Florida opened its doors for tax refugees, and residents have come. New York still has not learned and wrings out any additional tax dollars it can find for its soaring deficit. State tax collectors actually conduct 3,000 nonresidency audits a year to make sure high earners who leave cannot escape without a bill from Albany. State officials check phone messages, social media posts, dentist bills, and even the inside of kitchen fridges to make sure that fleeing residents do not cheat the governor out of a nickel.

At the end of the day, the price of staying in New York is nearly double that of a temperate place geared toward the lifestyle of older Americans. Plus, there is no loss in culture or cuisine in moving to Miami or West Palm Beach, with the amenities of modern life available for the thousands of residents who are making the jump from New York to Florida each year.
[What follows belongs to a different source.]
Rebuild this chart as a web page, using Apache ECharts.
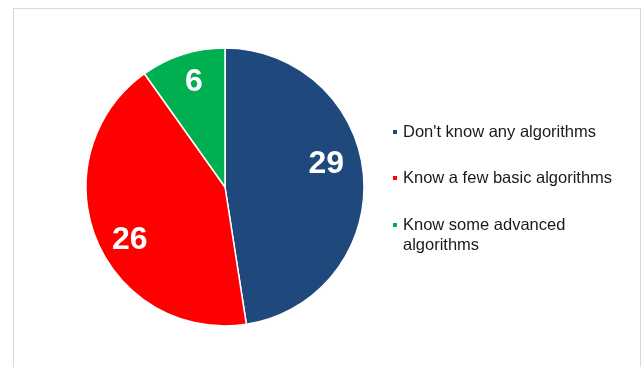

The final consideration facing our hypothetical New Yorker is that moving truck rentals from blue states to red states are much more expensive than vice versa due to high demand. With the bevy of lower taxes and costs of living, perhaps this is the one cost that Uhall is willing to pay to start his new life in sunny Florida. Residents vote for the government they want. As years of corruption and mismanagement compound in New York, the next most important vote for its citizens will not be at the ballot box. It will be behind the wheel of a moving truck headed down to the Sunshine State.